"""

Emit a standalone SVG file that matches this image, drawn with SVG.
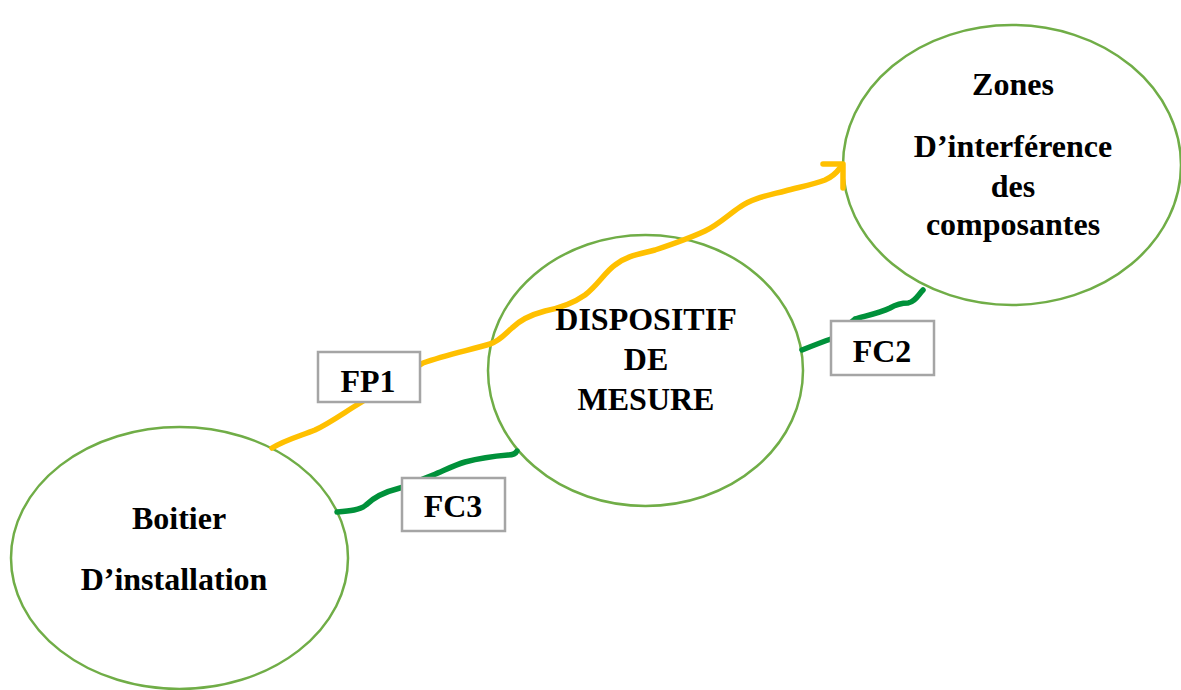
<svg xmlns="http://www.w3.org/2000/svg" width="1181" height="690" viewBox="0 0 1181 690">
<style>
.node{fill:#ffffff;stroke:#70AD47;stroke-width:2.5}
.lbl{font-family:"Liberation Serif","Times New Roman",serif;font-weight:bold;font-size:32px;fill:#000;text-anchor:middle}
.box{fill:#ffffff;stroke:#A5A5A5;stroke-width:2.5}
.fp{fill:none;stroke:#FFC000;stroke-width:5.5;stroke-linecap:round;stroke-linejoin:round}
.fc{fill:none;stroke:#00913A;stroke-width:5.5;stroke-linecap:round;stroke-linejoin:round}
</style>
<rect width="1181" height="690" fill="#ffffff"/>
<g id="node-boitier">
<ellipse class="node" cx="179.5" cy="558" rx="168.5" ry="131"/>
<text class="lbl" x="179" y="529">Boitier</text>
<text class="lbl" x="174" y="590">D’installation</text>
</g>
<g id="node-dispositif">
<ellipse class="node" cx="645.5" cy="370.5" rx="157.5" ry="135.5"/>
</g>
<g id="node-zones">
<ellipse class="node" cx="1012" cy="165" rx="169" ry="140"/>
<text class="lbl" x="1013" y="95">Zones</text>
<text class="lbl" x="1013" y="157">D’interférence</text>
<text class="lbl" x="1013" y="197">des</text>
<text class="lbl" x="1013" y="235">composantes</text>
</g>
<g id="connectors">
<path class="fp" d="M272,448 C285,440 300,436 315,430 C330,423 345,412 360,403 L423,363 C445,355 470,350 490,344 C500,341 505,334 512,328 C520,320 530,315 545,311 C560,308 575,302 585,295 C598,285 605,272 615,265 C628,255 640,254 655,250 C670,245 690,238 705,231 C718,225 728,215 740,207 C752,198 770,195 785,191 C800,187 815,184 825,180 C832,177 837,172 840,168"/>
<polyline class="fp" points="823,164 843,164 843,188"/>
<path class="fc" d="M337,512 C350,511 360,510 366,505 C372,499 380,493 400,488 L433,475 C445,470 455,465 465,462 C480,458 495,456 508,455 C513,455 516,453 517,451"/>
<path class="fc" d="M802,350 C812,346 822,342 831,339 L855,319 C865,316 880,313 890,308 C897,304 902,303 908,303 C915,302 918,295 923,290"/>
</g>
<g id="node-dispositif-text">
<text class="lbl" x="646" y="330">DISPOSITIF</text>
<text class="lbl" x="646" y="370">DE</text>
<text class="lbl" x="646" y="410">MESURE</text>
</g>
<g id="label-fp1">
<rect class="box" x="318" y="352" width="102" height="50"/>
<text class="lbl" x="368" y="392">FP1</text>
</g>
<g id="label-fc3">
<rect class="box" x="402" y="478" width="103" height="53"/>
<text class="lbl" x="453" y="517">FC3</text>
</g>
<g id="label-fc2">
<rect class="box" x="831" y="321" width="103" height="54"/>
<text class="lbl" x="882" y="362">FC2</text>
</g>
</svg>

"""

**What the task requires:** Your copy of the data above should match it exactly, except that pictures are left out.

**Task solution:**
Emit a standalone SVG file that matches this image, drawn with SVG.
<svg xmlns="http://www.w3.org/2000/svg" width="1181" height="690" viewBox="0 0 1181 690">
<style>
.node{fill:#ffffff;stroke:#70AD47;stroke-width:2.5}
.lbl{font-family:"Liberation Serif","Times New Roman",serif;font-weight:bold;font-size:32px;fill:#000;text-anchor:middle}
.box{fill:#ffffff;stroke:#A5A5A5;stroke-width:2.5}
.fp{fill:none;stroke:#FFC000;stroke-width:5.5;stroke-linecap:round;stroke-linejoin:round}
.fc{fill:none;stroke:#00913A;stroke-width:5.5;stroke-linecap:round;stroke-linejoin:round}
</style>
<rect width="1181" height="690" fill="#ffffff"/>
<g id="node-boitier">
<ellipse class="node" cx="179.5" cy="558" rx="168.5" ry="131"/>
<text class="lbl" x="179" y="529">Boitier</text>
<text class="lbl" x="174" y="590">D’installation</text>
</g>
<g id="node-dispositif">
<ellipse class="node" cx="645.5" cy="370.5" rx="157.5" ry="135.5"/>
</g>
<g id="node-zones">
<ellipse class="node" cx="1012" cy="165" rx="169" ry="140"/>
<text class="lbl" x="1013" y="95">Zones</text>
<text class="lbl" x="1013" y="157">D’interférence</text>
<text class="lbl" x="1013" y="197">des</text>
<text class="lbl" x="1013" y="235">composantes</text>
</g>
<g id="connectors">
<path class="fp" d="M272,448 C285,440 300,436 315,430 C330,423 345,412 360,403 L423,363 C445,355 470,350 490,344 C500,341 505,334 512,328 C520,320 530,315 545,311 C560,308 575,302 585,295 C598,285 605,272 615,265 C628,255 640,254 655,250 C670,245 690,238 705,231 C718,225 728,215 740,207 C752,198 770,195 785,191 C800,187 815,184 825,180 C832,177 837,172 840,168"/>
<polyline class="fp" points="823,164 843,164 843,188"/>
<path class="fc" d="M337,512 C350,511 360,510 366,505 C372,499 380,493 400,488 L433,475 C445,470 455,465 465,462 C480,458 495,456 508,455 C513,455 516,453 517,451"/>
<path class="fc" d="M802,350 C812,346 822,342 831,339 L855,319 C865,316 880,313 890,308 C897,304 902,303 908,303 C915,302 918,295 923,290"/>
</g>
<g id="node-dispositif-text">
<text class="lbl" x="646" y="330">DISPOSITIF</text>
<text class="lbl" x="646" y="370">DE</text>
<text class="lbl" x="646" y="410">MESURE</text>
</g>
<g id="label-fp1">
<rect class="box" x="318" y="352" width="102" height="50"/>
<text class="lbl" x="368" y="392">FP1</text>
</g>
<g id="label-fc3">
<rect class="box" x="402" y="478" width="103" height="53"/>
<text class="lbl" x="453" y="517">FC3</text>
</g>
<g id="label-fc2">
<rect class="box" x="831" y="321" width="103" height="54"/>
<text class="lbl" x="882" y="362">FC2</text>
</g>
</svg>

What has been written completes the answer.